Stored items
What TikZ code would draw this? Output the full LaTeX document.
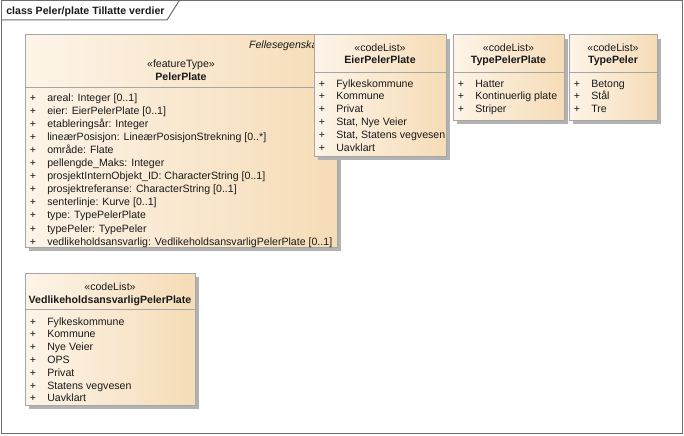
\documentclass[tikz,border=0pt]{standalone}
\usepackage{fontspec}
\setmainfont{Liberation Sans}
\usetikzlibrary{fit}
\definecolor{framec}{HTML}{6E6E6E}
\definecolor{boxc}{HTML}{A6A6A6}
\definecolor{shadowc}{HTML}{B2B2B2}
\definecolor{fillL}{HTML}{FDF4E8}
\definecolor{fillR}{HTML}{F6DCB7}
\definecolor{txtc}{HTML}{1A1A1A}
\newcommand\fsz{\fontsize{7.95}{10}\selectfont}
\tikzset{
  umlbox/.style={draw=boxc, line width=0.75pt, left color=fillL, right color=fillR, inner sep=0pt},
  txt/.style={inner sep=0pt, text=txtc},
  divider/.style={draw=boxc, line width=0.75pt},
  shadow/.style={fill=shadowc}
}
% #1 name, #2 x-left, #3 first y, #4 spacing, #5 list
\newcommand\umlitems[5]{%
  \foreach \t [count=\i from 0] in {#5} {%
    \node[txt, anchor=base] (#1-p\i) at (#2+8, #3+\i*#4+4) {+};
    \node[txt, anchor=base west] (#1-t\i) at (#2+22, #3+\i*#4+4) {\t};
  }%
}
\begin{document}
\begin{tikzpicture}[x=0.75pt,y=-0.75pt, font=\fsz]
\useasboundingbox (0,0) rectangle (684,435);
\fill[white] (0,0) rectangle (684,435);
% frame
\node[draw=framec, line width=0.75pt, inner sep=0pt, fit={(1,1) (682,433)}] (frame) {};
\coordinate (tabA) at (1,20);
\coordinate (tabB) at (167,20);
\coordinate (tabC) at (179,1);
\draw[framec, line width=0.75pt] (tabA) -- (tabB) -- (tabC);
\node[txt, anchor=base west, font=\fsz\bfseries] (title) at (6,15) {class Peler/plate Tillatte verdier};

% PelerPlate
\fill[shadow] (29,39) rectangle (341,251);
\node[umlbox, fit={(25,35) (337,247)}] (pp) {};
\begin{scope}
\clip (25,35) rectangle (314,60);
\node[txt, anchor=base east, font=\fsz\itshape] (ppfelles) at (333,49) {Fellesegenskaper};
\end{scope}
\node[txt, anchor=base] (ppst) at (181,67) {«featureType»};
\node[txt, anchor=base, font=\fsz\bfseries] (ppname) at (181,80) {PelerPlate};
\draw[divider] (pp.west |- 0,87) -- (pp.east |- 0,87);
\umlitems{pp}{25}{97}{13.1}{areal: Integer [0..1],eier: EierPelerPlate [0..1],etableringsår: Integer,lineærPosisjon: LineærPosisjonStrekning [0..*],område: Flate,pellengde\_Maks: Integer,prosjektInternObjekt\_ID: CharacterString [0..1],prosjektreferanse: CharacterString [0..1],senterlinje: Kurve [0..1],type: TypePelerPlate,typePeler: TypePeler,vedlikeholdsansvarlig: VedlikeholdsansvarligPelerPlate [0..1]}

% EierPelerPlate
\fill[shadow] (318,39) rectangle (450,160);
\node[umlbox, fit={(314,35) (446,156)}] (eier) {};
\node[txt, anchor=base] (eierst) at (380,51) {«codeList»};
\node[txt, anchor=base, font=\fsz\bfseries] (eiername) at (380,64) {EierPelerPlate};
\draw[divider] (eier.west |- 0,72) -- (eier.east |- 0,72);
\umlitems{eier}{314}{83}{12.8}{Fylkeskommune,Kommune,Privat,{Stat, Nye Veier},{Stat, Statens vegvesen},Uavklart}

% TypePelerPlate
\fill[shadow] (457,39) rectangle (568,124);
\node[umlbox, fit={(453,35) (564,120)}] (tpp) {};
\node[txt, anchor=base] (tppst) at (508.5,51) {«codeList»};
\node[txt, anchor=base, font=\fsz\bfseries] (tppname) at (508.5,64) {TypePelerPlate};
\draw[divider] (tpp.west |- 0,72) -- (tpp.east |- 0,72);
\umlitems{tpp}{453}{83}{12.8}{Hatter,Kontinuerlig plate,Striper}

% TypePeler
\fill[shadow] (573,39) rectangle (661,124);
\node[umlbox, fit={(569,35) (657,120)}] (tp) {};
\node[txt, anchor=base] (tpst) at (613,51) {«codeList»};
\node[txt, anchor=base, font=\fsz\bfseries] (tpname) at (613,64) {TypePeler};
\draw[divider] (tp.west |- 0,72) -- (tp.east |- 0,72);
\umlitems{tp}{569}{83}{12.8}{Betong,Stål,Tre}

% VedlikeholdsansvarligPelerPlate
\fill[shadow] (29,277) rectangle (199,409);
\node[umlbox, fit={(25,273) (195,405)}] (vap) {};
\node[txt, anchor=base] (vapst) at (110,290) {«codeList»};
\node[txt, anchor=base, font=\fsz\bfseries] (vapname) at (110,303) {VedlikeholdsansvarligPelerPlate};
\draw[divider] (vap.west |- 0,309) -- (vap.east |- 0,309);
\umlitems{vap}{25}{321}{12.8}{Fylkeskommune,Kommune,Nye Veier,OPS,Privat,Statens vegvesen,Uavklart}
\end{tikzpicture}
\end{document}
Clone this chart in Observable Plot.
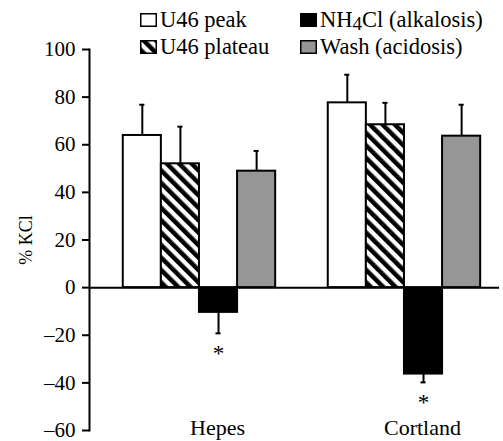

Goal
Print each line of the material above exactly, with the pictures removed from your copy.

Written answer
What TikZ code would draw this? Output the full LaTeX document.
\documentclass[tikz,border=0pt]{standalone}
\usepackage{fontspec}
\setmainfont{Liberation Sans}
\usetikzlibrary{fit}
\definecolor{framec}{HTML}{6E6E6E}
\definecolor{boxc}{HTML}{A6A6A6}
\definecolor{shadowc}{HTML}{B2B2B2}
\definecolor{fillL}{HTML}{FDF4E8}
\definecolor{fillR}{HTML}{F6DCB7}
\definecolor{txtc}{HTML}{1A1A1A}
\newcommand\fsz{\fontsize{7.95}{10}\selectfont}
\tikzset{
  umlbox/.style={draw=boxc, line width=0.75pt, left color=fillL, right color=fillR, inner sep=0pt},
  txt/.style={inner sep=0pt, text=txtc},
  divider/.style={draw=boxc, line width=0.75pt},
  shadow/.style={fill=shadowc}
}
% #1 name, #2 x-left, #3 first y, #4 spacing, #5 list
\newcommand\umlitems[5]{%
  \foreach \t [count=\i from 0] in {#5} {%
    \node[txt, anchor=base] (#1-p\i) at (#2+8, #3+\i*#4+4) {+};
    \node[txt, anchor=base west] (#1-t\i) at (#2+22, #3+\i*#4+4) {\t};
  }%
}
\begin{document}
\begin{tikzpicture}[x=0.75pt,y=-0.75pt, font=\fsz]
\useasboundingbox (0,0) rectangle (684,435);
\fill[white] (0,0) rectangle (684,435);
% frame
\node[draw=framec, line width=0.75pt, inner sep=0pt, fit={(1,1) (682,433)}] (frame) {};
\coordinate (tabA) at (1,20);
\coordinate (tabB) at (167,20);
\coordinate (tabC) at (179,1);
\draw[framec, line width=0.75pt] (tabA) -- (tabB) -- (tabC);
\node[txt, anchor=base west, font=\fsz\bfseries] (title) at (6,15) {class Peler/plate Tillatte verdier};

% PelerPlate
\fill[shadow] (29,39) rectangle (341,251);
\node[umlbox, fit={(25,35) (337,247)}] (pp) {};
\begin{scope}
\clip (25,35) rectangle (314,60);
\node[txt, anchor=base east, font=\fsz\itshape] (ppfelles) at (333,49) {Fellesegenskaper};
\end{scope}
\node[txt, anchor=base] (ppst) at (181,67) {«featureType»};
\node[txt, anchor=base, font=\fsz\bfseries] (ppname) at (181,80) {PelerPlate};
\draw[divider] (pp.west |- 0,87) -- (pp.east |- 0,87);
\umlitems{pp}{25}{97}{13.1}{areal: Integer [0..1],eier: EierPelerPlate [0..1],etableringsår: Integer,lineærPosisjon: LineærPosisjonStrekning [0..*],område: Flate,pellengde\_Maks: Integer,prosjektInternObjekt\_ID: CharacterString [0..1],prosjektreferanse: CharacterString [0..1],senterlinje: Kurve [0..1],type: TypePelerPlate,typePeler: TypePeler,vedlikeholdsansvarlig: VedlikeholdsansvarligPelerPlate [0..1]}

% EierPelerPlate
\fill[shadow] (318,39) rectangle (450,160);
\node[umlbox, fit={(314,35) (446,156)}] (eier) {};
\node[txt, anchor=base] (eierst) at (380,51) {«codeList»};
\node[txt, anchor=base, font=\fsz\bfseries] (eiername) at (380,64) {EierPelerPlate};
\draw[divider] (eier.west |- 0,72) -- (eier.east |- 0,72);
\umlitems{eier}{314}{83}{12.8}{Fylkeskommune,Kommune,Privat,{Stat, Nye Veier},{Stat, Statens vegvesen},Uavklart}

% TypePelerPlate
\fill[shadow] (457,39) rectangle (568,124);
\node[umlbox, fit={(453,35) (564,120)}] (tpp) {};
\node[txt, anchor=base] (tppst) at (508.5,51) {«codeList»};
\node[txt, anchor=base, font=\fsz\bfseries] (tppname) at (508.5,64) {TypePelerPlate};
\draw[divider] (tpp.west |- 0,72) -- (tpp.east |- 0,72);
\umlitems{tpp}{453}{83}{12.8}{Hatter,Kontinuerlig plate,Striper}

% TypePeler
\fill[shadow] (573,39) rectangle (661,124);
\node[umlbox, fit={(569,35) (657,120)}] (tp) {};
\node[txt, anchor=base] (tpst) at (613,51) {«codeList»};
\node[txt, anchor=base, font=\fsz\bfseries] (tpname) at (613,64) {TypePeler};
\draw[divider] (tp.west |- 0,72) -- (tp.east |- 0,72);
\umlitems{tp}{569}{83}{12.8}{Betong,Stål,Tre}

% VedlikeholdsansvarligPelerPlate
\fill[shadow] (29,277) rectangle (199,409);
\node[umlbox, fit={(25,273) (195,405)}] (vap) {};
\node[txt, anchor=base] (vapst) at (110,290) {«codeList»};
\node[txt, anchor=base, font=\fsz\bfseries] (vapname) at (110,303) {VedlikeholdsansvarligPelerPlate};
\draw[divider] (vap.west |- 0,309) -- (vap.east |- 0,309);
\umlitems{vap}{25}{321}{12.8}{Fylkeskommune,Kommune,Nye Veier,OPS,Privat,Statens vegvesen,Uavklart}
\end{tikzpicture}
\end{document}
Clone this chart in Observable Plot.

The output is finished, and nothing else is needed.